5 Feet of Fury

Woolwich and beyond: my NEW Taki’s article

Yes, the comments are… lively… Wear your Anti-Pedantry HazMat Suit…

Next time Muslims threaten to kill over a cartoon or a teddy bear or the “swirl” on Burger King ice-cream packaging, recall that one Muslim Brotherhood founder swore eternal enmity toward the United States in 1949 after he witnessed men and women shamelessly dancing cheek-to-cheek at a dry church social to the tune “Baby, It’s Cold Outside.”

(To those who still wonder why liberals are so forgiving of every Islamic idiocy, that single song may offer one accidental answer.)

When I think about colonialist invaders massacring innocents by the millions, somehow neither Indonesia nor Sweden spring to mind. What are they, then? The “Microscopic” and “Subatomic” Satans, respectively?

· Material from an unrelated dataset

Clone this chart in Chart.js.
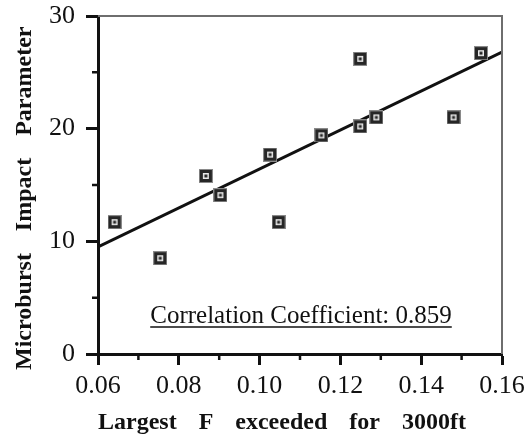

The British-born killer’s fixation on “his” “lands” is particularly pathetic. Canadian Muslim (and tireless anti-neocon) Tarek Fatah points out tartly that due to the color of his skin, Adebolajo “wouldn’t get a job as a janitor” in a “Muslim land” such as Iraq.

You see, Muslims mostly kill other Muslims, something Adebolajo neglected to mention.